Aussichtsreichster Kompromisskandidat wäre Duhalde, der bereits 2002 und 2003 Präsident war. Bei den Vorwahlen schaffte er es allerdings nur auf den dritten Platz. Als Vertreter des konservativen Peronismus, der den Linksperonismus um die Kirchners ablehnt, besitzt er einerseits die Fähigkeit, Massen zu mobilisieren. Andererseits verfügt Duhalde über die landläufig „Apparat“ genannten Kontakte zu gewerkschaftlichen Funktionären und den klientelistischen „Punteros“, die gerade bei Wahlen durch ihre Mittlerfunktion und Wahlempfehlung eine wichtige Rolle spielen.
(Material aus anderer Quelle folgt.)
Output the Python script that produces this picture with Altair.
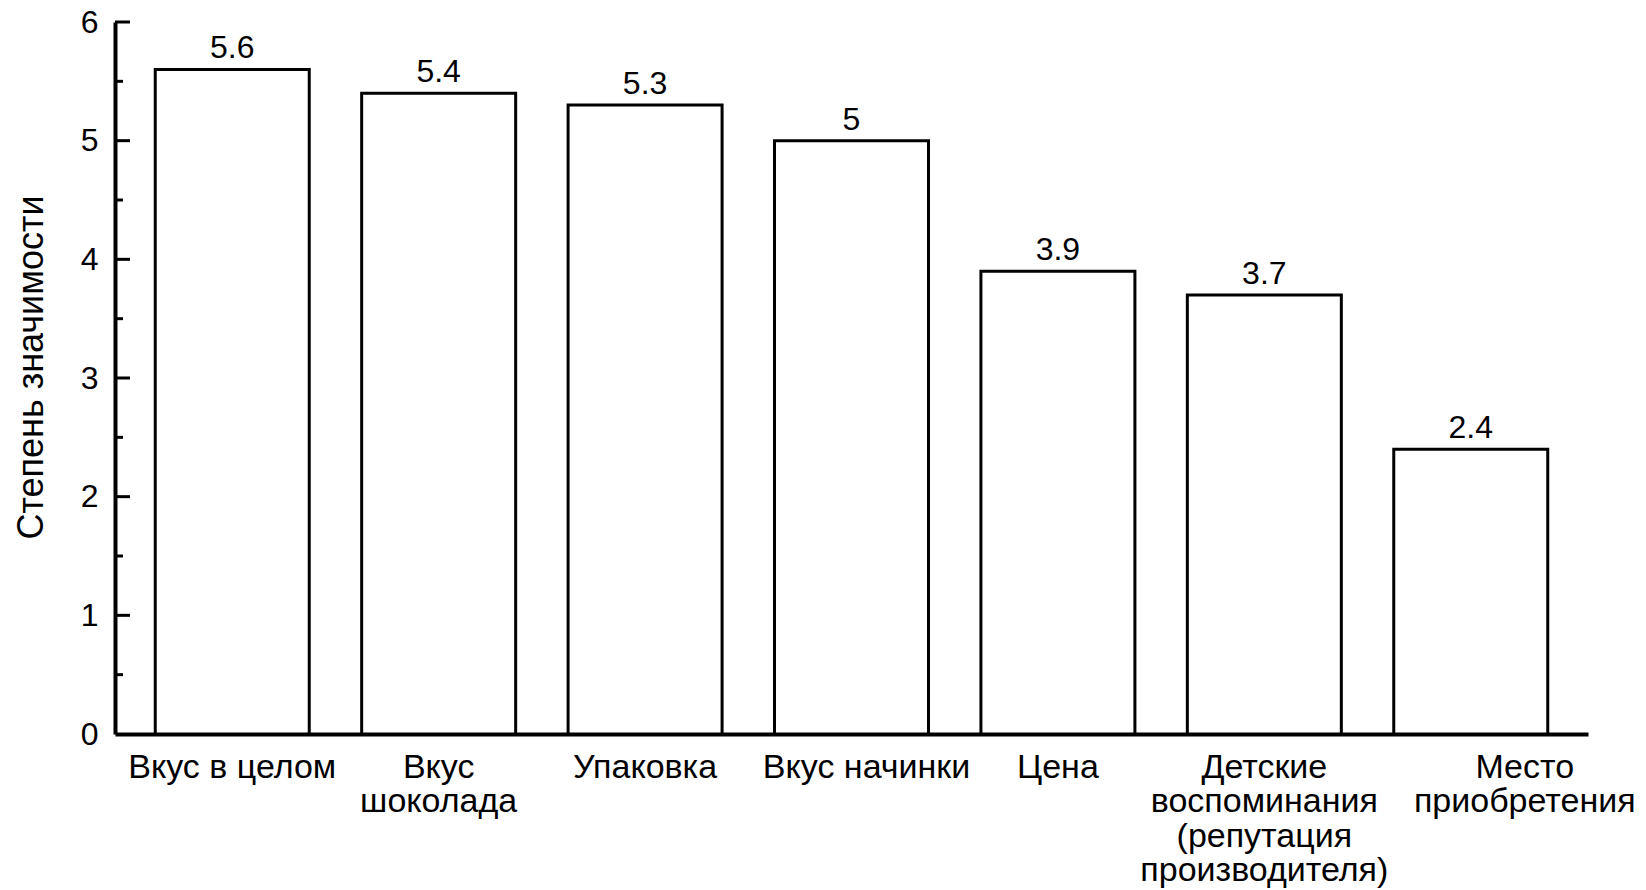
import altair as alt
import pandas as pd

# Importance ratings of chocolate purchase factors
factors = [
    "Вкус в целом",
    "Вкус|шоколада",
    "Упаковка",
    "Вкус начинки",
    "Цена",
    "Детские|воспоминания|(репутация|производителя)",
    "Место|приобретения",
]
scores = [5.6, 5.4, 5.3, 5.0, 3.9, 3.7, 2.4]

major_ticks = [1, 2, 3, 4, 5, 6]
minor_ticks = [0.5, 1.5, 2.5, 3.5, 4.5, 5.5]

FONT = "Liberation Sans"
FS = 32

bars_df = pd.DataFrame({"factor": factors, "score": scores})
major_df = pd.DataFrame({"t": major_ticks})
minor_df = pd.DataFrame({"t": minor_ticks})

x_enc = alt.X(
    "factor:N",
    sort=factors,
    scale=alt.Scale(paddingInner=0.254, paddingOuter=0.195),
    axis=alt.Axis(
        title=None,
        ticks=False,
        domainColor="black",
        domainWidth=4,
        labelExpr="split(datum.label, '|')",
        labelFont=FONT,
        labelFontSize=34,
        labelColor="black",
        labelPadding=16,
        labelLineHeight=34.5,
        labelAngle=0,
        labelLimit=0,
        labelBaseline="top",
        labelOverlap=False,
        labelOffset={
            "condition": [
                {"test": "datum.value == 'Место|приобретения'", "value": 54},
                {"test": "datum.value == 'Вкус начинки'", "value": 15},
            ],
            "value": 0,
        },
    ),
)

y_scale = alt.Scale(domain=[0, 6], nice=False)

y_enc = alt.Y(
    "score:Q",
    scale=y_scale,
    axis=alt.Axis(
        title="Степень значимости",
        titleFont=FONT,
        titleFontSize=36,
        titleFontWeight="normal",
        titleColor="black",
        titleX=-73,
        titleY=345,
        titleAngle=270,
        titleBaseline="alphabetic",
        titleAlign="center",
        values=[0, 1, 2, 3, 4, 5, 6],
        format="d",
        ticks=False,
        grid=False,
        domainColor="black",
        domainWidth=4,
        labelFont=FONT,
        labelFontSize=FS,
        labelColor="black",
        labelPadding=17,
    ),
)

base = alt.Chart(bars_df)

bars = base.mark_bar(fill="white", stroke="black", strokeWidth=3).encode(
    x=x_enc, y=y_enc
)

values = base.mark_text(
    font=FONT, fontSize=FS, color="black", baseline="alphabetic", dy=-11
).encode(
    x=alt.X("factor:N", sort=factors),
    y=alt.Y("score:Q"),
    text=alt.Text("score:Q", format="~g"),
)

major = alt.Chart(major_df).mark_rule(color="black", strokeWidth=3).encode(
    y=alt.Y("t:Q", scale=y_scale),
    x=alt.value(0),
    x2=alt.value(15),
)

minor = alt.Chart(minor_df).mark_rule(color="black", strokeWidth=3).encode(
    y=alt.Y("t:Q", scale=y_scale),
    x=alt.value(0),
    x2=alt.value(8),
)

chart = (
    alt.layer(bars, values, major, minor)
    .properties(
        width=1473,
        height=712,
        autosize=alt.AutoSizeParams(type="none"),
        padding={"left": 115, "top": 22, "right": 58, "bottom": 156},
        background="white",
    )
    .configure_view(stroke=None)
)

chart.save("out.html", embed_options={"renderer": "svg", "actions": False})
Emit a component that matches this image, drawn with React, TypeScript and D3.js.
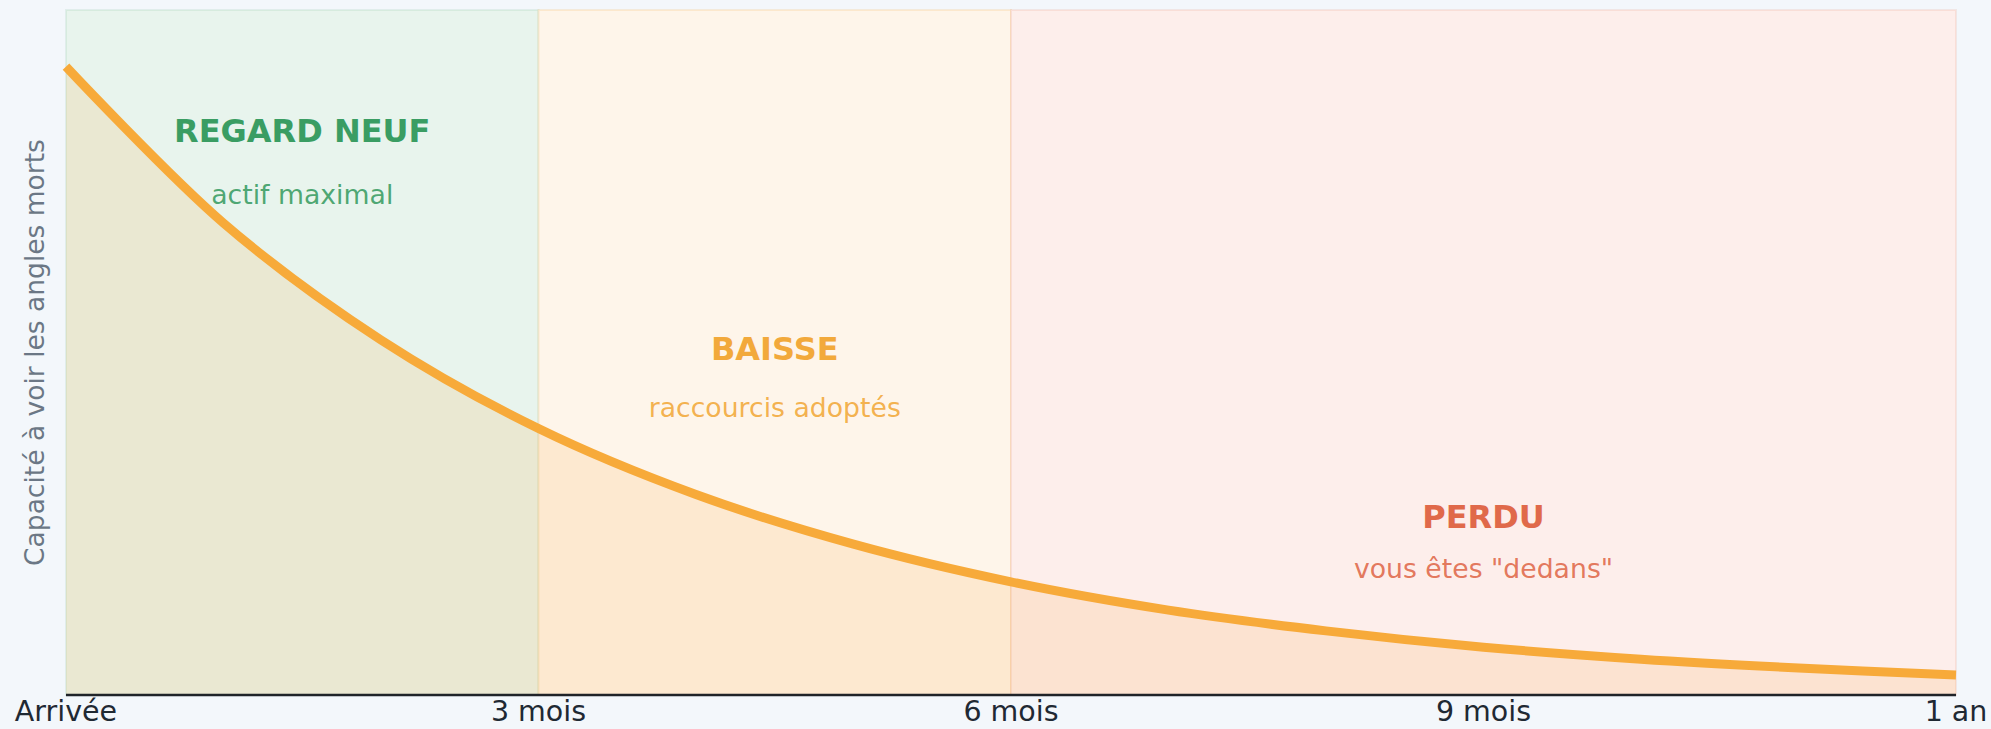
import React from 'react';
import * as d3 from 'd3';

const months = [0, 1, 2, 3, 4, 5, 6, 7, 8, 9, 10, 11, 12];
const capacity = [100, 75.1, 56.5, 42.4, 31.9, 24.0, 18.0, 13.5, 10.2, 7.6, 5.7, 4.3, 3.2];

const tickMonths = [0, 3, 6, 9, 12];
const tickLabels = ['Arrivée', '3 mois', '6 mois', '9 mois', '1 an'];

const zoneStarts = [0, 3, 6];
const zoneEnds = [3, 6, 12];
const zoneTitles = ['REGARD NEUF', 'BAISSE', 'PERDU'];
const zoneSubtitles = ['actif maximal', 'raccourcis adoptés', 'vous êtes "dedans"'];
const zoneTitleLevels = [88, 53.3, 26.6]; // label position in capacity units
const zoneSubtitleLevels = [78.2, 44.2, 18.6];

const yAxisLabel = 'Capacité à voir les angles morts';

const W = 1991;
const H = 729;
const M = { left: 66, right: 35, top: 10, bottom: 34 };

const zoneFill = ['#e8f4ed', '#fef5ea', '#fdeeeb'];
const zoneStroke = ['rgba(58,157,99,0.10)', 'rgba(243,169,58,0.16)', 'rgba(224,105,74,0.12)'];
const zoneText = ['#3a9d63', '#f2a93b', '#e0694a'];
const lineColor = '#f7aa3a';
const FONT = '"DejaVu Sans", Verdana, sans-serif';

export default function App() {
  const x = d3.scaleLinear().domain([0, 12]).range([M.left, W - M.right]);
  const y = d3.scaleLinear().domain([0, 109]).range([H - M.bottom, M.top]);
  const data = months.map((m, i) => ({ m, v: capacity[i] }));

  const line = d3
    .line<{ m: number; v: number }>()
    .x((d) => x(d.m))
    .y((d) => y(d.v))
    .curve(d3.curveCatmullRom.alpha(0.5));
  const area = d3
    .area<{ m: number; v: number }>()
    .x((d) => x(d.m))
    .y0(y(0))
    .y1((d) => y(d.v))
    .curve(d3.curveCatmullRom.alpha(0.5));

  return (
    <svg
      width={W}
      height={H}
      style={{ position: 'fixed', left: 0, top: 0, background: '#f3f7fb' }}
      fontFamily={FONT}
    >
      {zoneStarts.map((s, i) => (
        <rect
          key={'z' + i}
          x={x(s)}
          y={y(109)}
          width={x(zoneEnds[i]) - x(s)}
          height={y(0) - y(109)}
          fill={zoneFill[i]}
          stroke={zoneStroke[i]}
          strokeWidth={2}
        />
      ))}
      <path d={area(data) || ''} fill={lineColor} fillOpacity={0.15} />
      <path d={line(data) || ''} fill="none" stroke={lineColor} strokeWidth={9} strokeLinecap="butt" />
      {zoneStarts.map((s, i) => {
        const cx = (x(s) + x(zoneEnds[i])) / 2;
        return (
          <g key={'t' + i}>
            <text x={cx} y={y(zoneTitleLevels[i])} textAnchor="middle" fontWeight="bold" fontSize={32} fill={zoneText[i]}>
              {zoneTitles[i]}
            </text>
            <text x={cx} y={y(zoneSubtitleLevels[i])} textAnchor="middle" fontSize={26.7} fill={zoneText[i]} fillOpacity={0.9}>
              {zoneSubtitles[i]}
            </text>
          </g>
        );
      })}
      <line x1={x(0)} x2={x(12)} y1={y(0)} y2={y(0)} stroke="#1f2328" strokeWidth={2.5} />
      {tickMonths.map((m, i) => (
        <text key={'k' + i} x={x(m)} y={H - 8} textAnchor="middle" fontSize={28.5} fill="#1f2933">
          {tickLabels[i]}
        </text>
      ))}
      <text
        transform={`translate(44, ${(y(0) + y(109)) / 2}) rotate(-90)`}
        textAnchor="middle"
        fontSize={26.5}
        fill="#6b7785"
      >
        {yAxisLabel}
      </text>
    </svg>
  );
}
Weniger aussichtsreich sieht es für Ricardo Alfonsín, Spitzenkandidat der bürgerlichen UCR, aus. Zwar wurde der Sohn des ersten demokratischen Präsidenten nach der Militärdiktatur bei den Vorwahlen Zweiter, doch seinen „Radikalen“ gelang es zuletzt nur in historischen Ausnahmesituationen Mehrheiten zu erlangen. So ist es unwahrscheinlich, dass ein Nicht-Peronist im Land des Peronismus die Opposition hinter sich vereinen kann.
Die Ergebnisse der Vorwahlen wie auch die Schwäche der Opposition verleiteten selbst Macri, eigentlich ein erbitterter Gegner der Präsidentin und des Linksperonismus, die Wahl für verloren zu erklären. „Es ist fast unmöglich, die Verhältnisse im Oktober umzukehren,“ kommentierte er den Ausgang der Vorwahlen. Somit bleibt der Dualismus zwischen rechter Hauptstadt und linker Präsidentschaft weiterhin gewahrt. Mauricio Macri bleiben weitere vier Jahre, um sich auf seine Kandidatur für das höchste Staatsamt vorzubereiten. In dieser Zeit wird er ein Bündnis schmieden müssen, um bundesweite Bedeutung zu erlangen, denn sein Parteienbündnis PRO hat – das haben die letzten Provinzwahlen gezeigt – jenseits von Buenos Aires keine Bedeutung. Lediglich in einer der 23 Provinzen stellt PRO den Gouverneur. Im Hinblick auf die Wahlen 2015 muss sich Macri also fragen, wer ihm ein besserer Steigbügelhalter für den Griff nach der Macht sein kann: Die Bürgerlichen von der UCR oder der rechte Peronismus um Duhalde? Ein Gradmesser dafür ist sicherlich, welches Lager bei den Wahlen am 23. Oktober den zweiten Platz belegt.